BIOMOLECULAR DYNAMICS AT LONG TIMESTEPS:
Bridging the Timescale Gap Between Simulation and
Experimentation
Tamar Schlick, Eric Barth & Margaret Mandziuk
Abstract
In this article, general issues that limit the timestep are discussed, and specialized techniques for biomolecules described and assessed with respect to physical reliability and computational demands. These methods include constrained dynamics, reduced-variable formulations, implicit schemes, symplectic schemes, multiple-timestep methods, and normal-mode-based schemes. We also describe our dual timestep ($\Delta \tau, \Delta t$) method termed ``LN'' (for its origin in a Langevin/Normal Modes algorithm) which provides speedup for biomolecules (e.g., factor of 4). LN relies on an approximate linearization of the equations of motion every $\Delta t$ interval (5 fs or less); this system is explicitly integrated using an inner timestep $\Delta \tau$ (such as 0.5 fs).

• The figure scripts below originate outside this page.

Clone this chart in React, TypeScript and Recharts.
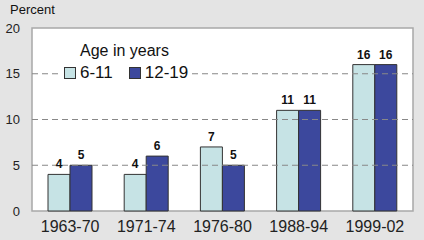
import {
  BarChart,
  Bar,
  XAxis,
  YAxis,
  ReferenceLine,
  ReferenceArea,
  LabelList,
} from 'recharts';

const periods = ['1963-70', '1971-74', '1976-80', '1988-94', '1999-02'];
const age6to11 = [4, 4, 7, 11, 16];
const age12to19 = [5, 6, 5, 11, 16];
const yTicks = [0, 5, 10, 15, 20];
const gridLines = [5, 10, 15];

const LIGHT = '#c6e3e5';
const DARK = '#3c489d';
const FONT = '"Liberation Sans", Arial, sans-serif';

const data = periods.map((p, i) => ({
  period: p,
  a: age6to11[i],
  b: age12to19[i],
}));

function AgeLegend() {
  const item = (color: string, label: string, gap: number) => (
    <span style={{ display: 'inline-flex', alignItems: 'center', marginRight: gap }}>
      <span
        style={{
          width: 10,
          height: 10,
          background: color,
          border: '1px solid #333',
          marginRight: 4,
          display: 'inline-block',
        }}
      />
      <span style={{ fontSize: 17 }}>{label}</span>
    </span>
  );
  return (
    <div
      style={{
        position: 'absolute',
        left: 61,
        top: 40,
        fontFamily: FONT,
        color: '#111',
        background: '#fff',
        padding: '0 3px',
      }}
    >
      <div style={{ fontSize: 16, marginLeft: 16, lineHeight: '22px' }}>Age in years</div>
      <div style={{ lineHeight: '22px', whiteSpace: 'nowrap', display: 'flex' }}>
        {item(LIGHT, '6-11', 16)}
        {item(DARK, '12-19', 0)}
      </div>
    </div>
  );
}

export default function App() {
  return (
    <div
      style={{
        position: 'absolute',
        left: 0,
        top: 0,
        width: 424,
        height: 240,
        background: '#e4e4e4',
        fontFamily: FONT,
      }}
    >
      <div style={{ position: 'absolute', left: 10, top: 2, fontSize: 13, color: '#111' }}>
        Percent
      </div>
      <BarChart
        width={424}
        height={240}
        data={data}
        margin={{ top: 28, right: 11, bottom: 0, left: 0 }}
        barGap={0}
        barCategoryGap={16}
      >
        <ReferenceArea y1={0} y2={20} fill="#fff" fillOpacity={1} stroke="#a8a8a8" strokeWidth={1.5} />
        {gridLines.map((v) => (
          <ReferenceLine key={v} y={v} stroke="#888" strokeDasharray="6 4" strokeWidth={1.2} />
        ))}
        <XAxis
          dataKey="period"
          axisLine={false}
          tickLine={false}
          height={29}
          tick={{ fontSize: 16, fill: '#222', fontFamily: FONT }}
          tickMargin={4}
          interval={0}
        />
        <YAxis
          width={32}
          domain={[0, 20]}
          ticks={yTicks}
          axisLine={false}
          tickLine={false}
          tick={{ fontSize: 13, fill: '#222', fontFamily: FONT }}
          tickMargin={6}
        />
        <Bar dataKey="a" fill={LIGHT} stroke="#333" strokeWidth={1} isAnimationActive={false}>
          <LabelList
            dataKey="a"
            position="top"
            offset={6}
            style={{ fontSize: 12, fontWeight: 'bold', fill: '#111', fontFamily: FONT }}
          />
        </Bar>
        <Bar dataKey="b" fill={DARK} stroke="#333" strokeWidth={1} isAnimationActive={false}>
          <LabelList
            dataKey="b"
            position="top"
            offset={6}
            style={{ fontSize: 12, fontWeight: 'bold', fill: '#111', fontFamily: FONT }}
          />
        </Bar>
      </BarChart>
      <AgeLegend />
    </div>
  );
}
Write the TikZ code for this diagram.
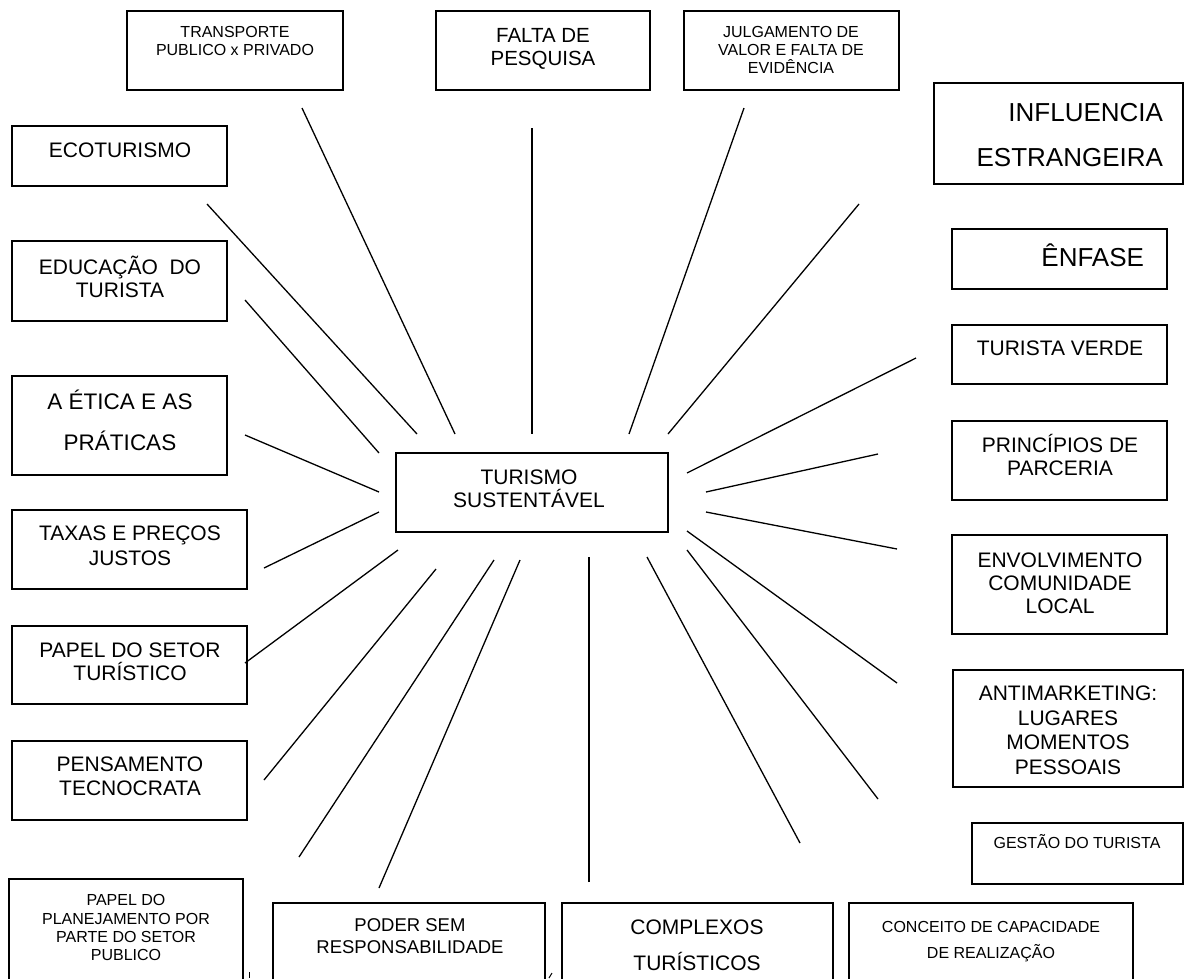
\documentclass[tikz,border=0pt]{standalone}
\usepackage{fontspec}
\setmainfont{Liberation Sans}
\begin{document}
\begin{tikzpicture}[x=1pt,y=-1pt,
  box/.style={draw=black, line width=2pt, rectangle, inner sep=0pt, outer sep=0pt, anchor=north west, fill=white},
  txt/.style={anchor=base, inner sep=0pt, outer sep=0pt, text=black},
  spoke/.style={draw=black, line width=1.3pt},
  tick/.style={draw=black, line width=1pt}]

\useasboundingbox (0,0) rectangle (1186,978);
\fill[white] (0,0) rectangle (1186,978);
\clip (0,0) rectangle (1186,978);

% one text line per node, starting from the first baseline
\newcommand{\boxtext}[7][]{%
  \foreach \ln [count=\k] in {#7} {
    \node[txt,#1,font=\fontsize{#6}{#6}\selectfont] (#2-\k) at (#3, {#4+(\k-1)*#5}) {\ln};
  }}

% ---------- boxes ----------
\node[box, minimum width=216pt, minimum height=79pt]  (trans)  at (127,11)  {};
\node[box, minimum width=214pt, minimum height=79pt]  (falta)  at (436,11)  {};
\node[box, minimum width=215pt, minimum height=79pt]  (julg)   at (684,11)  {};
\node[box, minimum width=249pt, minimum height=101pt] (infl)   at (934,83)  {};
\node[box, minimum width=215pt, minimum height=60pt]  (enf)    at (952,229) {};
\node[box, minimum width=215pt, minimum height=59pt]  (verde)  at (952,325) {};
\node[box, minimum width=215pt, minimum height=79pt]  (parc)   at (952,421) {};
\node[box, minimum width=215pt, minimum height=99pt]  (envol)  at (952,535) {};
\node[box, minimum width=230pt, minimum height=117pt] (anti)   at (953,670) {};
\node[box, minimum width=211pt, minimum height=61pt]  (gest)   at (972,823) {};
\node[box, minimum width=284pt, minimum height=90pt]  (conc)   at (849,903) {};
\node[box, minimum width=271pt, minimum height=90pt]  (compl)  at (562,903) {};
\node[box, minimum width=272pt, minimum height=90pt]  (poder)  at (273,903) {};
\node[box, minimum width=234pt, minimum height=110pt] (plan)   at (9,879)   {};
\node[box, minimum width=235pt, minimum height=79pt]  (pens)   at (12,741)  {};
\node[box, minimum width=235pt, minimum height=78pt]  (papel)  at (12,626)  {};
\node[box, minimum width=235pt, minimum height=79pt]  (taxas)  at (12,510)  {};
\node[box, minimum width=215pt, minimum height=99pt]  (etica)  at (12,376)  {};
\node[box, minimum width=215pt, minimum height=80pt]  (educ)   at (12,241)  {};
\node[box, minimum width=215pt, minimum height=60pt]  (eco)    at (12,126)  {};
\node[box, minimum width=272pt, minimum height=79pt]  (centro) at (396,453) {};

% ---------- texts ----------
\boxtext{trans-t}{235}{37.7}{18}{16}{TRANSPORTE,PUBLICO x PRIVADO}
\boxtext{falta-t}{543}{42.3}{23}{20.5}{FALTA DE,PESQUISA}
\boxtext{julg-t}{791}{37.7}{18}{16}{JULGAMENTO DE,VALOR E FALTA DE,EVIDÊNCIA}
\boxtext[anchor=base east]{infl-t}{1163}{121.3}{45}{26}{INFLUENCIA,ESTRANGEIRA}
\boxtext[anchor=base east]{enf-t}{1144}{266.3}{0}{26}{ÊNFASE}
\boxtext{verde-t}{1060}{355.5}{0}{21}{TURISTA VERDE}
\boxtext{parc-t}{1060}{452.5}{23}{21}{PRINCÍPIOS DE,PARCERIA}
\boxtext{envol-t}{1060}{567.5}{23}{21}{ENVOLVIMENTO,COMUNIDADE,LOCAL}
\boxtext{anti-t}{1068}{700.5}{24.7}{21}{ANTIMARKETING:,LUGARES,MOMENTOS,PESSOAIS}
\boxtext{gest-t}{1077}{848.7}{0}{16}{GESTÃO DO TURISTA}
\boxtext{conc-t}{991}{932.7}{26}{16}{CONCEITO DE CAPACIDADE,DE REALIZAÇÃO}
\boxtext{compl-t}{697}{934.5}{36}{21}{COMPLEXOS,TURÍSTICOS}
\boxtext{poder-t}{410}{931.6}{22}{18.5}{PODER SEM,RESPONSABILIDADE}
\boxtext{plan-t}{126}{905.7}{18.3}{16}{PAPEL DO,PLANEJAMENTO POR,PARTE DO SETOR,PUBLICO}
\boxtext{pens-t}{130}{771.5}{24}{21}{PENSAMENTO,TECNOCRATA}
\boxtext{papel-t}{130}{657.5}{23}{21}{PAPEL DO SETOR,TURÍSTICO}
\boxtext{taxas-t}{130}{540.5}{24.5}{21}{TAXAS E PREÇOS,JUSTOS}
\boxtext{etica-t}{120}{409}{41}{22.5}{A ÉTICA E AS,PRÁTICAS}
\boxtext{educ-t}{120}{274.5}{23}{21}{EDUCAÇÃO\ \ DO,TURISTA}
\boxtext{eco-t}{120}{157.5}{0}{21}{ECOTURISMO}
\boxtext{centro-t}{529}{484.5}{23}{21}{TURISMO,SUSTENTÁVEL}

% ---------- spoke end points ----------
\coordinate (s-trans-a) at (302,108);  \coordinate (s-trans-b) at (455,434);
\coordinate (s-eco-a)   at (207,204);  \coordinate (s-eco-b)   at (417,434);
\coordinate (s-educ-a)  at (245,300);  \coordinate (s-educ-b)  at (379,453);
\coordinate (s-falta-a) at (532,128);  \coordinate (s-falta-b) at (532,434);
\coordinate (s-julg-a)  at (744,108);  \coordinate (s-julg-b)  at (629,434);
\coordinate (s-infl-a)  at (859,204);  \coordinate (s-infl-b)  at (668,434);
\coordinate (s-etica-a) at (245,435);  \coordinate (s-etica-b) at (379,492);
\coordinate (s-taxas-a) at (264,568);  \coordinate (s-taxas-b) at (379,512);
\coordinate (s-papel-a) at (245,663);  \coordinate (s-papel-b) at (398,550);
\coordinate (s-pens-a)  at (264,780);  \coordinate (s-pens-b)  at (436,569);
\coordinate (s-plan-a)  at (299,857);  \coordinate (s-plan-b)  at (494,560);
\coordinate (s-poder-a) at (379,888);  \coordinate (s-poder-b) at (520,560);
\coordinate (s-compl-a) at (589,882);  \coordinate (s-compl-b) at (589,557);
\coordinate (s-conc-a)  at (800,843);  \coordinate (s-conc-b)  at (647,557);
\coordinate (s-gest-a)  at (878,799);  \coordinate (s-gest-b)  at (687,550);
\coordinate (s-anti-a)  at (897,683);  \coordinate (s-anti-b)  at (687,531);
\coordinate (s-envol-a) at (897,549);  \coordinate (s-envol-b) at (706,512);
\coordinate (s-parc-a)  at (878,454);  \coordinate (s-parc-b)  at (706,492);
\coordinate (s-verde-a) at (916,358);  \coordinate (s-verde-b) at (687,473);

\foreach \s in {trans,eco,educ,falta,julg,infl,etica,taxas,papel,pens,plan,poder,compl,conc,gest,anti,envol,parc,verde}
  \draw[spoke] (s-\s-a) -- (s-\s-b);

% small strokes along the lower edge
\coordinate (m1-a) at (249,972); \coordinate (m1-b) at (249,978);
\coordinate (m2-a) at (552,973); \coordinate (m2-b) at (549,978);
\draw[tick] (m1-a) -- (m1-b);
\draw[tick] (m2-a) -- (m2-b);
\end{tikzpicture}
\end{document}
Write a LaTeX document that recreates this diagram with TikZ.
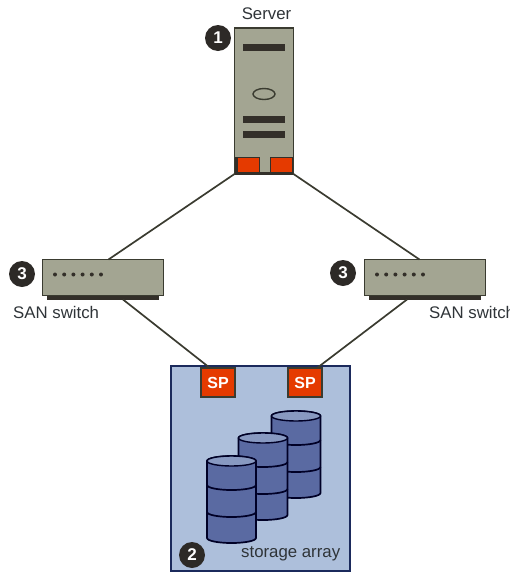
\documentclass[tikz,border=0pt]{standalone}
\usepackage{fontspec}
\setmainfont{Liberation Sans}
\definecolor{bodygray}{HTML}{A3A592}
\definecolor{darkedge}{HTML}{3A3B30}
\definecolor{hbared}{HTML}{E53A00}
\definecolor{arrayfill}{HTML}{ADBFDB}
\definecolor{arrayedge}{HTML}{1B2A5C}
\definecolor{drumfill}{HTML}{5A6AA2}
\definecolor{txt}{HTML}{2F3438}
\tikzset{
  box/.style={draw=darkedge,line width=1.8pt,fill=bodygray,inner sep=0pt,outer sep=0pt,anchor=north west},
  link/.style={draw=darkedge,line width=1.7pt},
  badge/.style={circle,fill=black!90!olive,text=white,inner sep=0pt,minimum size=26pt,font=\fontsize{17}{17}\selectfont\bfseries},
  label/.style={text=txt,inner sep=0pt,font=\fontsize{16.8}{18}\selectfont},
  redport/.style={fill=hbared,draw=none,inner sep=0pt,outer sep=0pt,anchor=north west},
  spbox/.style={fill=hbared,draw=darkedge,line width=1.5pt,text=white,inner sep=0pt,outer sep=0pt,anchor=north west,minimum width=34pt,minimum height=29pt,font=\fontsize{16}{16}\selectfont\bfseries},
  blackbar/.style={fill=black!85!olive,draw=none},
  drumline/.style={draw=black!85!blue,line width=1.7pt},
}
\newcommand{\drum}[3]{% x-left, y-top-center, y-bottom-of-body
  \pgfmathsetmacro{\xr}{#1+49}
  \pgfmathsetmacro{\xm}{#1+24.5}
  \pgfmathsetmacro{\yA}{#2+24}
  \pgfmathsetmacro{\yB}{#2+51}
  \draw[fill=drumfill,drumline]
    (#1,#2) -- (#1,#3) arc[start angle=180,end angle=360,x radius=24.5pt,y radius=5pt] -- (\xr,#2)
    arc[start angle=0,end angle=180,x radius=24.5pt,y radius=5pt] -- cycle;
  \draw[drumline] (#1,\yA) arc[start angle=180,end angle=360,x radius=24.5pt,y radius=5pt];
  \draw[drumline] (#1,\yB) arc[start angle=180,end angle=360,x radius=24.5pt,y radius=5pt];
  \draw[fill=arrayfill!55!drumfill,drumline,line width=1.4pt] (\xm,#2) ellipse[x radius=24.5pt,y radius=5pt];
}
\begin{document}
\begin{tikzpicture}[x=1pt,y=-1pt]
\useasboundingbox (0,0) rectangle (510,574);
% storage array
\node[draw=arrayedge,line width=1.5pt,fill=arrayfill,inner sep=0pt,outer sep=0pt,anchor=north west,minimum width=179pt,minimum height=205pt] (array) at (171,366) {};
% server
\node[box,minimum width=59pt,minimum height=146pt] (server) at (234.5,28) {};
\fill[blackbar] (235,157) rectangle (293,174.5);
\fill[bodygray] (259.5,157) rectangle (269.5,172);
\node[redport,minimum width=21pt,minimum height=14pt] (portL) at (238,158) {};
\node[redport,minimum width=21pt,minimum height=14pt] (portR) at (270.5,158) {};
\fill[blackbar] (243,43.5) rectangle (285,51);
\fill[blackbar] (243,116) rectangle (285,123);
\fill[blackbar] (243,131) rectangle (285,137.5);
\draw[draw=darkedge,line width=1.4pt] (264,94) ellipse[x radius=11pt,y radius=5.5pt];
\node[label] (servertxt) at (266.5,14) {Server};
\node[badge] (b1) at (218,38) {1};
% switches
\fill[blackbar] (47,294) rectangle (159,299.5);
\fill[blackbar] (369,294) rectangle (481,299.5);
\node[box,minimum width=121pt,minimum height=36pt] (swL) at (42.5,259.5) {};
\node[box,minimum width=121pt,minimum height=36pt] (swR) at (364.5,259.5) {};
\foreach \i in {0,...,5}{
  \fill[black!85!olive] (55+9.2*\i,274.5) circle[radius=2pt];
  \fill[black!85!olive] (377+9.2*\i,274.5) circle[radius=2pt];
}
\node[badge] (b3L) at (22,274) {3};
\node[badge] (b3R) at (343,273) {3};
\node[label,anchor=west] (swLtxt) at (13,312) {SAN switch};
\node[label,anchor=west] (swRtxt) at (429,312) {SAN switch};
% SP boxes
\node[spbox] (spL) at (201,368) {SP};
\node[spbox] (spR) at (288,368) {SP};
% drums
\drum{271.5}{416}{493}
\drum{238.5}{438}{515}
\drum{207}{461}{538}
\node[badge] (b2) at (192,555) {2};
\node[label,anchor=west] (arraytxt) at (241,554) {storage array};
% connectors
\draw[link] (server.south west) -- ([xshift=5.5pt]swL.north);
\draw[link] (server.south east) -- ([xshift=-5.5pt]swR.north);
\draw[link] ([xshift=20pt,yshift=-4pt]swL.south) -- ([xshift=-8pt]spL.north);
\draw[link] ([xshift=-18pt,yshift=-4pt]swR.south) -- ([xshift=12pt]spR.north);
\end{tikzpicture}
\end{document}
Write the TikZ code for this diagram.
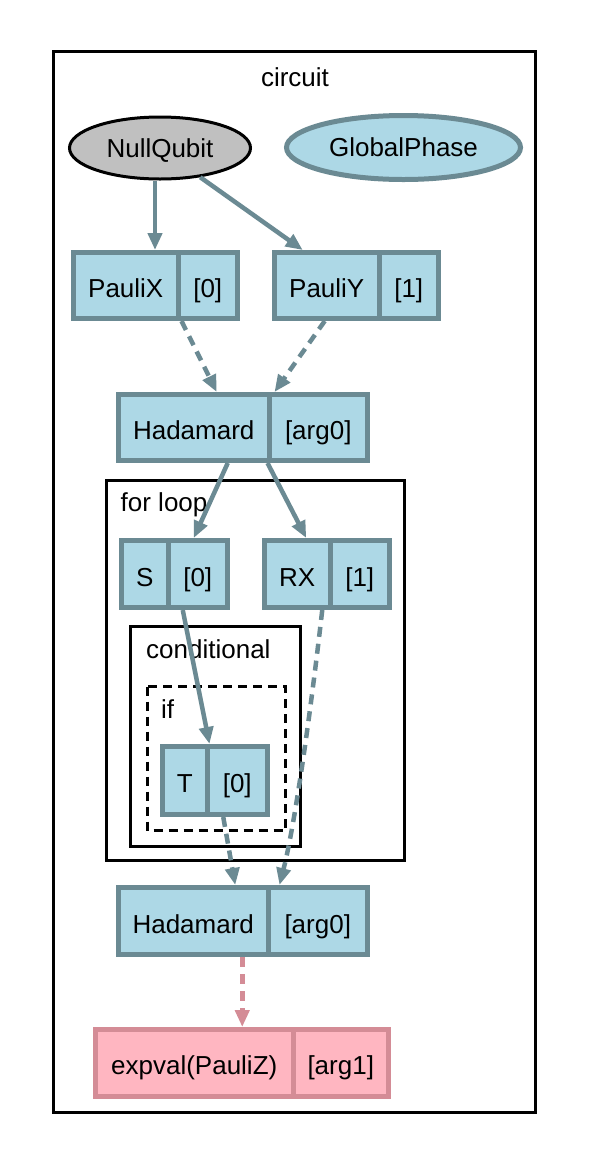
\documentclass[tikz,border=0pt]{standalone}
\usepackage{fontspec}
\setmainfont{Liberation Sans}
\usetikzlibrary{arrows.meta,shapes.geometric,calc}
\definecolor{qblue}{HTML}{ADD8E6}
\definecolor{qslate}{HTML}{6B8A93}
\definecolor{qpink}{HTML}{FFB6C1}
\definecolor{qpinkd}{HTML}{D48C96}
\definecolor{qgray}{HTML}{C0C0C0}
\newcommand{\qrec}[9]{%
 \pgfmathsetmacro\qa{(#3+2.5+#4)/2}%
 \pgfmathsetmacro\qb{#4-#3-2.5}%
 \pgfmathsetmacro\qc{(#4+#5-2.5)/2}%
 \pgfmathsetmacro\qd{#5-2.5-#4}%
 \pgfmathsetmacro\qe{(#6+#7)/2}%
 \pgfmathsetmacro\qf{#7-#6-5}%
 \node[#2, minimum width=\qb pt, minimum height=\qf pt] (#1) at (\qa,\qe) {#8};
 \node[#2, minimum width=\qd pt, minimum height=\qf pt] (#1i) at (\qc,\qe) {#9};
}
\tikzset{
 qfont/.style={font=\fontsize{26}{30}\selectfont},
 recb/.style={qfont, rectangle, draw=qslate, fill=qblue, line width=5pt, inner sep=0pt, text height=24pt, text depth=0pt},
 recp/.style={qfont, rectangle, draw=qpinkd, fill=qpink, line width=5pt, inner sep=0pt, text height=22pt, text depth=0pt},
 cluster/.style={draw=black, line width=3.2pt},
 lbl/.style={qfont, inner sep=0pt},
 qedge/.style={draw=qslate, line width=4.5pt, -{Triangle[length=17pt,width=14pt]}},
 qedgep/.style={draw=qpinkd, line width=4.5pt, -{Triangle[length=17pt,width=14pt]}},
 qdash/.style={dash pattern=on 10pt off 7pt},
}
\begin{document}
\begin{tikzpicture}[x=1pt,y=-1pt]
\fill[white] (0,0) rectangle (589,1168);
\useasboundingbox (0,0) rectangle (589,1168);
% clusters
\draw[cluster] (53.5,51.5) rectangle (535.5,1112.5);
\draw[cluster] (106.5,480.5) rectangle (404.5,860.5);
\draw[cluster] (130.5,626.5) rectangle (300.5,846.5);
\draw[cluster, dash pattern=on 9pt off 6pt] (147.5,686.5) rectangle (285.5,830.5);
\node[lbl, anchor=base] (lcirc) at (295,86) {circuit};
\node[lbl, anchor=base west] (lfor) at (120.5,511.5) {for loop};
\node[lbl, anchor=base west] (lcond) at (146,658) {conditional};
\node[lbl, anchor=base west] (lif) at (161,718) {if};
% ellipses
\node[qfont, ellipse, draw=black, fill=qgray, line width=3pt, inner sep=0pt, minimum width=181pt, minimum height=62pt, text height=18.6pt, text depth=0pt] (nq) at (160,148) {NullQubit};
\node[qfont, ellipse, draw=qslate, fill=qblue, line width=5pt, inner sep=0pt, minimum width=234pt, minimum height=64pt, text height=18.6pt, text depth=0pt] (gp) at (403.5,147.5) {GlobalPhase};
% records
\qrec{px}{recb}{71}{178}{240}{250}{321}{PauliX}{[0]}
\qrec{py}{recb}{272}{379}{441}{250}{321}{PauliY}{[1]}
\qrec{ha}{recb}{116}{269}{370}{392}{463}{Hadamard}{[arg0]}
\qrec{sg}{recb}{119}{168}{230}{538}{610}{S}{[0]}
\qrec{rx}{recb}{262}{330}{392}{538}{610}{RX}{[1]}
\qrec{tg}{recb}{160}{207}{270}{744}{817}{T}{[0]}
\qrec{hb}{recb}{116}{268}{370}{885}{957}{Hadamard}{[arg0]}
\qrec{ev}{recp}{93}{293}{391}{1027}{1099}{expval(PauliZ)}{[arg1]}
% edges
\draw[qedge] ([xshift=-5pt]nq.south) -- ([xshift=29.25pt]px.north);
\draw[qedge] (nq.-36) -- ([xshift=-24pt]py.north);
\draw[qedge, qdash] ([xshift=1pt]px.south east) -- ([xshift=23pt]ha.north);
\draw[qedge, qdash] ([xshift=-2pt]py.south) -- ([xshift=3pt]ha.north east);
\draw[qedge] ([xshift=34pt]ha.south) -- ([xshift=-4pt]sgi.north);
\draw[qedge] ([xshift=-4pt]ha.south east) -- ([xshift=9pt]rx.north);
\draw[qedge] ([xshift=-15pt]sgi.south) -- (tg.north east);
\draw[qedge, qdash] ([xshift=25pt]rx.south) .. controls (312,700) and (296,820) .. ([xshift=9pt]hb.north east);
\draw[qedge, qdash] ([xshift=-14pt]tgi.south) -- ([xshift=42pt]hb.north);
\draw[qedgep, qdash] ([xshift=49pt]hb.south) -- ([xshift=48pt]ev.north);
\end{tikzpicture}
\end{document}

Since this subintegration process does not require new force evaluations, as in every step of standard molecular dynamics integration, LN can be computationally competitive. Furthermore, since the harmonic approximation is quite good over the short interval $\Delta t$, results are in good agreement with small-timestep simulations. We also include a section comparing results of the different integration methods discussed in this article on a model dipeptide and assess physical and numerical performance of each one. Results indicate the strengths of each method and suggest corresponding asymptotic and expected speedup.
These collective algorithmic efforts are certainly helping fill the gap between the time range that can be simulated on modern computers and the times of major biological interest (milliseconds and longer). Still, it is likely that only a hierarchy of models and methods for dynamics and conformational sampling, as well as improvements in experimentational resolution, will ultimately give theoretical modeling the status of partner with experiment.